Will Tuesday’s Spring Statement be a non-event for HE?

Budget traditions never stand still: Gordon Brown dispensed with the Chancellor’s usual alcoholic tipple and Gladstone’s Budget Box – later brought back from retirement – but Philip Hammond changing the date of the budget to November may seem a step too far for some traditionalists.

But, the change makes eminent sense given the planning horizons of most Whitehall spending departments and after all, Autumn budgets have been the norm in the devolved administrations as well as governments abroad.

This shorter statement might be expected to slash the preparation time and effort required from civil servants, spin doctors and ministers. Yet any time in the media and parliamentary limelight for a senior politician will be taken with the utmost seriousness.

So what we will get on Tuesday is not a budget at all but a short 20-minute statement – with no red box. In theory, there will be no major decisions on tax and spending but some more detail from the Treasury is likely on critical topics, such as the implementation of the industrial strategy, and the pledge to improve the UK’s lagging R&D record.

Mixed signals in the forecasts

November’s forecast by the Office for Budget Responsibility (OBR) was a forbidding read, downgrading UK growth and highlighting flatlining productivity. The glimmer of hope was the structural deficit being on target for 2% of GDP by 2021, and a whole year of budget surplus. Wonkhe’s Louis Coiffait has looked at this in more detail here.

Although tomorrows’ OBR forecast wasn’t meant to depart from this significantly, rays of sunshine should be savoured in a chilly Spring, with analysis by the Resolution Foundation suggesting a favourable fiscal movement of £11bn since November 2017’s forecasts, due to an uptick in productivity (from 0 to 0.6%), and a boost in self-assessed tax returns. The global economy has also rebounded more quickly than expected, increasing demand for UK exports.

Policy impacts?

The other half of the statement will be the Chancellor’s chance to pitch new ideas and position the government politically, as the two main parties are currently neck-and-neck in the opinion polls. The scramble to work out what is ‘new money’ from any statement from the Chancellor usually awaits clarification from the oracle that is the Institute of Fiscal Studies (IFS), when their forensic analysis is issued a day or two later.
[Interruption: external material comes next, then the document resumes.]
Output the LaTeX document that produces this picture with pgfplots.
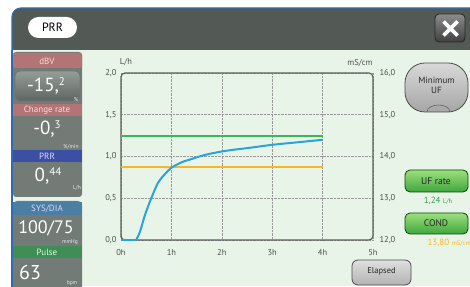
\documentclass[border=0pt]{standalone}
\usepackage{fontspec}
\setmainfont{PT Sans}
\usepackage{pgfplots}
\pgfplotsset{compat=1.18}
\definecolor{hdr}{HTML}{535A56}
\definecolor{panel}{HTML}{E9F4E9}
\definecolor{side}{HTML}{737B77}
\definecolor{redh}{HTML}{B27474}
\definecolor{blueh}{HTML}{3B50A3}
\definecolor{steelh}{HTML}{4A7EA2}
\definecolor{greenh}{HTML}{3E8E55}
\definecolor{fblue}{HTML}{2F6DB3}
\definecolor{curveblue}{HTML}{29A3DD}
\definecolor{condor}{HTML}{F8B624}
\definecolor{frm}{HTML}{5A5F5C}
\definecolor{tickc}{HTML}{4A4F4C}
\definecolor{boxtop}{HTML}{959D99}
\definecolor{boxbot}{HTML}{5E6662}
\definecolor{btntop}{HTML}{9BE07E}
\definecolor{btnbot}{HTML}{3FA63C}
\newcommand{\bigv}[2]{{\fontsize{19}{19}\selectfont #1,}\raisebox{6pt}{\fontsize{11}{11}\selectfont #2}}
\begin{document}
\begin{tikzpicture}[font=\fontsize{8}{9}\selectfont]
\useasboundingbox (0,0) rectangle (470pt,286pt);
\fill[white] (0,0) rectangle (470pt,286pt);
\begin{scope}[x=1pt,y=-1pt,shift={(0pt,286pt)}]
% header and panel
\fill[hdr, rounded corners=9pt] (12,8) rectangle (490,80);
\fill[panel] (12,50) rectangle (470,286);
\draw[fblue, line width=1.2pt, rounded corners=9pt] (12,300) -- (12,8) -- (490,8);
% PRR pill
\node[fill=white, rounded corners=10.5pt, minimum width=49pt, minimum height=21pt, inner sep=0pt, font=\fontsize{12}{12}\selectfont] at (52.5,27.5) {PRR};
% close button
\node[draw=black!85, line width=0.8pt, top color=black!45, bottom color=black!75, rounded corners=4pt, minimum width=30pt, minimum height=28pt, inner sep=0pt] at (450,28) {};
\draw[white, line width=3.6pt] (443.5,21.5) -- (457.5,35.5) (457.5,21.5) -- (443.5,35.5);
% left column
\fill[side, rounded corners=3pt] (13,52) rectangle (82,197);
\fill[redh, rounded corners=2pt] (13,53) rectangle (82,68);
\node[text=red!15!white, font=\fontsize{9}{9}\selectfont] at (47,61) {dBV};
\draw[draw=black!55, line width=0.7pt, top color=boxtop, bottom color=boxbot, rounded corners=5pt] (15,71) rectangle (80,101);
\node[text=white] at (46,86) {\bigv{-15}{2}};
\node[text=white!85!gray, font=\fontsize{5.5}{6}\selectfont] at (76,99.5) {\%};
\fill[redh] (13,104) rectangle (82,116);
\node[text=red!15!white, font=\fontsize{9}{9}\selectfont] at (47,110) {Change rate};
\node[text=white] at (47,129) {\bigv{-0}{3}};
\node[text=white!85!gray, font=\fontsize{5.5}{6}\selectfont] at (71,146.5) {\%/min};
\fill[blueh] (13,150) rectangle (82,162);
\node[text=white!85!blue, font=\fontsize{9}{9}\selectfont] at (47,156) {PRR};
\node[text=white] at (48,176) {\bigv{0}{44}};
\node[text=white!85!gray, font=\fontsize{5.5}{6}\selectfont] at (77,188) {L/h};
\fill[side, rounded corners=4pt] (13,201) rectangle (82,300);
\fill[steelh] (13,202.5) rectangle (81.5,215);
\node[text=white!85!blue, font=\fontsize{9}{9}\selectfont] at (47,208.5) {SYS/DIA};
\node[text=white, font=\fontsize{18}{18}\selectfont] at (46,228) {100/75};
\node[text=white!85!gray, font=\fontsize{5.5}{6}\selectfont] at (70,242) {mmHg};
\fill[greenh] (13,246) rectangle (82,258);
\node[text=white!85!green, font=\fontsize{9}{9}\selectfont] at (47,252) {Pulse};
\node[text=white, font=\fontsize{20}{20}\selectfont] at (30,272) {63};
\node[text=white!85!gray, font=\fontsize{5.5}{6}\selectfont] at (72,283) {bpm};
\draw[fblue, line width=1.2pt] (12,50) -- (12,300);
% axis units
\node[text=tickc, font=\fontsize{8.5}{9}\selectfont] at (126,62) {L/h};
\node[text=tickc, font=\fontsize{8.5}{9}\selectfont] at (360,63) {mS/cm};
% right buttons
\draw[draw=black!70, line width=0.8pt, top color=gray!30, bottom color=gray!70, rounded corners=20pt] (405,63) rectangle (468,112);
\draw[black!60, line width=0.6pt] (427,112) arc[start angle=180, end angle=360, x radius=11.5, y radius=7];
\node[text=black!85, align=center, font=\fontsize{9}{10}\selectfont] at (436.5,85) {Minimum\\UF};
\draw[draw=green!30!black, line width=0.8pt, top color=btntop, bottom color=btnbot, rounded corners=5pt] (405,170) rectangle (468,192);
\node[text=black!85, font=\fontsize{9.5}{10}\selectfont] at (436,181) {UF rate};
\node[text={rgb,255:red,52;green,160;blue,80}, font=\fontsize{9}{10}\selectfont] at (438,200.5) {1,24 {\fontsize{6.5}{7}\selectfont L/h}};
\draw[draw=green!30!black, line width=0.8pt, top color=btntop, bottom color=btnbot, rounded corners=5pt] (405,213) rectangle (468,234);
\node[text=black!85, font=\fontsize{9.5}{10}\selectfont] at (436,223.5) {COND};
\node[text=condor, anchor=west, font=\fontsize{9}{10}\selectfont] at (424,243) {13,80 {\fontsize{6.5}{7}\selectfont mS/cm}};
\draw[draw=black!70, line width=0.8pt, top color=gray!25, bottom color=gray!60, rounded corners=6pt] (352,260) rectangle (411,285);
\node[text=black!85, font=\fontsize{8.5}{9}\selectfont] at (381.5,271.5) {Elapsed};
\end{scope}
% main axis
\begin{axis}[
  at={(121pt,46pt)}, anchor=south west,
  width=252pt, height=167pt, scale only axis,
  xmin=0, xmax=5, ymin=0, ymax=2,
  axis line style={draw=frm, line width=1.2pt, rounded corners=4pt},
  major tick length=0pt,
  xtick={0,1,2,3,4,5}, xticklabels={0h,1h,2h,3h,4h,5h},
  ytick={0,0.5,1,1.5,2},
  ticklabel style={font=\fontsize{8.5}{9}\selectfont, text=tickc},
  xticklabel shift=6pt,
  yticklabel shift=1pt,
  yticklabel style={/pgf/number format/.cd, fixed, fixed zerofill, precision=1, use comma, assume math mode=true},
  grid=major, grid style={densely dotted, gray!80, line width=0.5pt},
  clip=false,
]
\addplot[draw={rgb,255:red,61;green,181;blue,90}, line width=2pt] table {
x y
0 1.25
4 1.25
};
\addplot[draw=condor, line width=2pt] table {
x y
0 0.875
4 0.875
};
\addplot[draw=curveblue, line width=2pt] coordinates {(0,0) (0.3,0)};
\addplot[draw=curveblue, line width=2pt, smooth, tension=0.5] coordinates {
(0.3,0) (0.377,0.10) (0.476,0.30) (0.61,0.515) (0.74,0.69) (0.873,0.79) (1.0,0.865) (1.2,0.93) (1.4,0.97) (1.67,1.02) (2.0,1.06) (2.26,1.083) (2.5,1.10) (3.0,1.14) (3.5,1.17) (4.0,1.20)};
\end{axis}
% right axis
\begin{axis}[
  at={(121pt,46pt)}, anchor=south west,
  width=252pt, height=167pt, scale only axis,
  xmin=0, xmax=5, ymin=12, ymax=16,
  axis x line=none, axis y line*=right,
  axis line style={draw=none},
  major tick length=0pt,
  ytick={12,13,14,15,16},
  ticklabel style={font=\fontsize{8.5}{9}\selectfont, text=tickc},
  yticklabel shift=3pt,
  yticklabel style={/pgf/number format/.cd, fixed, fixed zerofill, precision=1, use comma, assume math mode=true},
]
\addplot[draw=none] coordinates {(0,12) (5,16)};
\end{axis}
\end{tikzpicture}
\end{document}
Insights concerning the Post-18 Education and Funding Review are not expected, with ministers and officials generally sticking to a line that nothing will be decided or announced until its conclusion in 2019. But any future relaxation of Departmental Expenditure Limits (DEL) will be seized upon by those noting the (Treasury-inserted) lines in the Review’s terms of reference, that all recommendations “must be consistent with the Government’s fiscal policies to reduce the deficit and have debt falling as a percentage of GDP”. An increased haul of tax revenues may give some flexibility for the Department for Education to argue that additional investment in flexible and part-time learning, and student maintenance, is now possible within this broadly-worded fiscal envelope.

Politics, politics, politics

Yet with all of the financial detail and data likely to be released, set-pieces such as this are always raw political events. The Chancellor will doubtless position himself as the competent steward of the public purse, attempting to contrast himself with his profligate opposite number. Hammond will likely attempt a balancing trick of ostensible prudence while continuing to relax the hard edges of austerity where money allows, perhaps addressing public concern about social care costs and public sector pay caps. Higher education watchers will be particularly observant on that last point, lest it creates unrealistic expectations of a pay award for HE staff (not affected by the 1% cap hitherto), in the midst of a pensions strike.

This political side of the Spring statement has added salience due to the Chancellor’s position as the cabinet’s foremost Brexit realist. This has made him the prime target for the Conservative Party’s hard Brexiteers. Any ‘dropping the ball’ at set-piece parliamentary events will provide an easy excuse to call for his head, yet again. Speaking in the week of the fabled Ides of March, Hammond would be wise to beware those who would usurp him – both those across the dispatch box, and the Brutus’s behind him.